Since the Office of Advocacy believes that the RFA does apply, MTMC should have complied with its provisions and prepared an initial regulatory flexibility analysis (IRFA) in order to assess the impact of the proposal and to aid in the identification of less burdensome alternatives. To begin with, MTMC's assessment of "no significant impact" ignores the potential cost to a number of small businesses who have been able to pay as little as $100 annually in the past for mileage guides. (3)MTMC has not indicated in its proposal the estimated cost of the new software/guides, nor have they considered or analyzed the impact of the new requirements on small businesses. Simply stating that most businesses currently use similar products, and therefore will not experience a significant increase in costs, does not provide a sufficient factual basis upon which to effect such a drastic policy change. Moreover, MTMC's statement does not meet the standard established in section 605(b) of the RFA that requires agencies to provide a factual basis for certifying that a rule will not have a significant economic impact on a substantial number of small entities.
Placing the certification issue aside, the true course in this instance should have been to prepare an IRFA pursuant to section 603 of the RFA. Section 603(a) states:
"Whenever an agency is required by section 553 of this title, or any other law, to publish general notice of proposed rulemaking for any proposed rule, . . . the agency shall prepare and make available for public comment an initial regulatory flexibility analysis.
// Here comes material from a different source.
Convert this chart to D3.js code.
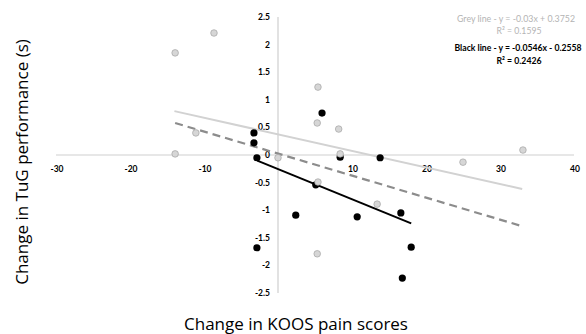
<!DOCTYPE html>
<html>
<head>
<meta charset="utf-8">
<script src="https://cdnjs.cloudflare.com/ajax/libs/d3/7.8.5/d3.min.js"></script>
<style>
  body { margin: 0; background: #fff; }
</style>
</head>
<body>
<div id="chart"></div>
<script>

  // KOOS pain change (x) vs TuG change (y)
  var grey_x = [-13.9, -8.65, 5.4, 5.3, 8.2, -11.1, -13.9, 0, 8.4, 5.4, 5.3, 13.4, 25, 33.1];
  var grey_y = [1.85, 2.21, 1.23, 0.58, 0.47, 0.40, 0.02, -0.05, 0.02, -0.49, -1.79, -0.89, -0.13, 0.09];
  var black_x = [5.95, -3.25, -3.25, -2.85, 8.4, 13.8, 5.1, 2.4, 10.7, -2.85, 16.6, 18.0, 16.8];
  var black_y = [0.76, 0.40, 0.22, -0.05, -0.04, -0.05, -0.54, -1.09, -1.12, -1.68, -1.05, -1.67, -2.23];

  // trend line end points
  var grey_line = [[-14, 0.795], [33, -0.615]];
  var dash_line = [[-13.9, 0.58], [33, -1.29]];
  var black_line = [[-2.8, -0.103], [18, -1.239]];

  var x_ticks = [-30, -20, -10, 10, 20, 30, 40];
  var y_ticks = [2.5, 2, 1.5, 1, 0.5, 0, -0.5, -1, -1.5, -2, -2.5];

  var notes = ["Grey line - y = -0.03x + 0.3752", "R\u00b2 = 0.1595",
               "Black line - y = -0.0546x - 0.2558", "R\u00b2 = 0.2426"];

  var chart = {

    init: function(){

      this.svg = d3.select('#chart')
                    .append('svg')
                    .attr('width', 586)
                    .attr('height', 334)
                    .style('background-color', 'white');

      var x = d3.scaleLinear().domain([-30, 40]).range([56, 574]);
      var y = d3.scaleLinear().domain([-2.5, 2.5]).range([293, 17]);

      // axis lines through the origin
      this.svg.append('line')
              .attr('x1', x(-30)).attr('x2', x(40))
              .attr('y1', y(0)).attr('y2', y(0))
              .style('stroke', '#cfcfcf').style('stroke-width', 1.2);
      this.svg.append('line')
              .attr('x1', x(0)).attr('x2', x(0))
              .attr('y1', y(2.5)).attr('y2', y(-2.5))
              .style('stroke', '#cfcfcf').style('stroke-width', 1.2);

      this.svg.selectAll('.xt')
              .data(x_ticks)
              .enter().append('text')
              .attr('class', 'xt')
              .attr('x', function(d){ return x(d) + 1; })
              .attr('y', y(0) + 17)
              .attr('text-anchor', 'middle')
              .style('font', 'bold 8.5px Lato')
              .text(function(d){ return d; });

      this.svg.selectAll('.yt')
              .data(y_ticks)
              .enter().append('text')
              .attr('class', 'yt')
              .attr('x', x(0) - 8)
              .attr('y', function(d){ return y(d) + 3; })
              .attr('text-anchor', 'end')
              .style('font', 'bold 8.5px Lato')
              .text(function(d){ return d; });

      var line = d3.line()
                  .x(function(d){ return x(d[0]); })
                  .y(function(d){ return y(d[1]); });

      this.svg.append('path').attr('d', line(grey_line))
              .style('fill', 'none').style('stroke', '#d2d2d2').style('stroke-width', 2);
      this.svg.append('path').attr('d', line(dash_line))
              .style('fill', 'none').style('stroke', '#8c8c8c').style('stroke-width', 2.2)
              .style('stroke-dasharray', '8,5');
      this.svg.append('path').attr('d', line(black_line))
              .style('fill', 'none').style('stroke', '#000').style('stroke-width', 2);

      var grey = grey_x.map(function(v, i){ return {x: v, y: grey_y[i]}; });
      var black = black_x.map(function(v, i){ return {x: v, y: black_y[i]}; });

      this.svg.selectAll('.blk')
              .data(black)
              .enter().append('circle')
              .attr('class', 'blk')
              .attr('cx', function(d){ return x(d.x); })
              .attr('cy', function(d){ return y(d.y); })
              .attr('r', 3.6)
              .style('fill', '#000');

      this.svg.selectAll('.gry')
              .data(grey)
              .enter().append('circle')
              .attr('class', 'gry')
              .attr('cx', function(d){ return x(d.x); })
              .attr('cy', function(d){ return y(d.y); })
              .attr('r', 3.3)
              .style('fill', '#d6d6d6')
              .style('stroke', '#a4a4a4')
              .style('stroke-width', 0.7);

      // equations
      var note_pos = [[516, 22, '#b4b4b4', 'normal', 118], [519, 34, '#b4b4b4', 'normal', 45],
                      [518, 51, '#000', 'bold', 127], [519, 64, '#000', 'bold', 45]];
      this.svg.selectAll('.note')
              .data(notes)
              .enter().append('text')
              .attr('class', 'note')
              .attr('x', function(d, i){ return note_pos[i][0]; })
              .attr('y', function(d, i){ return note_pos[i][1]; })
              .attr('text-anchor', 'middle')
              .attr('textLength', function(d, i){ return note_pos[i][4]; })
              .attr('lengthAdjust', 'spacingAndGlyphs')
              .style('fill', function(d, i){ return note_pos[i][2]; })
              .style('font-weight', function(d, i){ return note_pos[i][3]; })
              .style('font-family', 'Lato')
              .style('font-size', '9px')
              .text(function(d){ return d; });

      this.svg.append('text')
              .attr('x', 296).attr('y', 330)
              .attr('text-anchor', 'middle')
              .style('font', '17px "Open Sans"')
              .text('Change in KOOS pain scores');

      this.svg.append('text')
              .attr('transform', 'translate(28,162) rotate(-90)')
              .attr('text-anchor', 'middle')
              .style('font', '17px "Open Sans"')
              .text('Change in TuG performance (s)');
    }

  };

  chart.init();
</script>
</body>
</html>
Such analysis shall describe the impact of the proposed rule on small entities."
The requirements for an IRFA are fairly straightforward and are outlined in section 603(b) of the RFA. Of all the requirements, the description of significant alternatives which minimize significant economic impact of the proposed rule on small entities, is arguably the most important element in an IRFA. It is here that MTMC could have studied ways to accomplish its objectives, yet reduce the cost to small businesses. For instance, would hard copies be cheaper than acquiring and updating the software; and if so, will that be an option? Is the only reason for the change in policy to simplify the administrative process for MTMC; and if so, does the cost of the policy change outweigh the benefit? These are just a few questions that MTMC should have considered.
The Office of Advocacy submits these comments for MTMC's consideration and requests that the agency republish its proposal with an IRFA. We also request a meeting to discuss MTMC's present and future compliance with the RFA and other issues that relate to small businesses. This office is prepared to assist you in your compliance efforts. Please do not hesitate to contact us at 202-205-6533.
Sincerely,
Jere W. Glover
Chief Counsel for Advocacy
Shawne Carter McGibbon
Asst. Chief Counsel for Advocacy
cc: Lt. Col. Phyllis Cokley, Principal Assistant Responsible for Contracting (313 NAS)
ENDNOTES
1. Regulatory Flexibility Act, 5 U.S.C. § 601, as amended by the Small Business Regulatory Enforcement Fairness Act, Pub. L. No. 104-121, 110 Stat. 866 (1996).
2. 5 U.S.C. § 601(2).
3. Based on anecdotal evidence from a number of small businesses.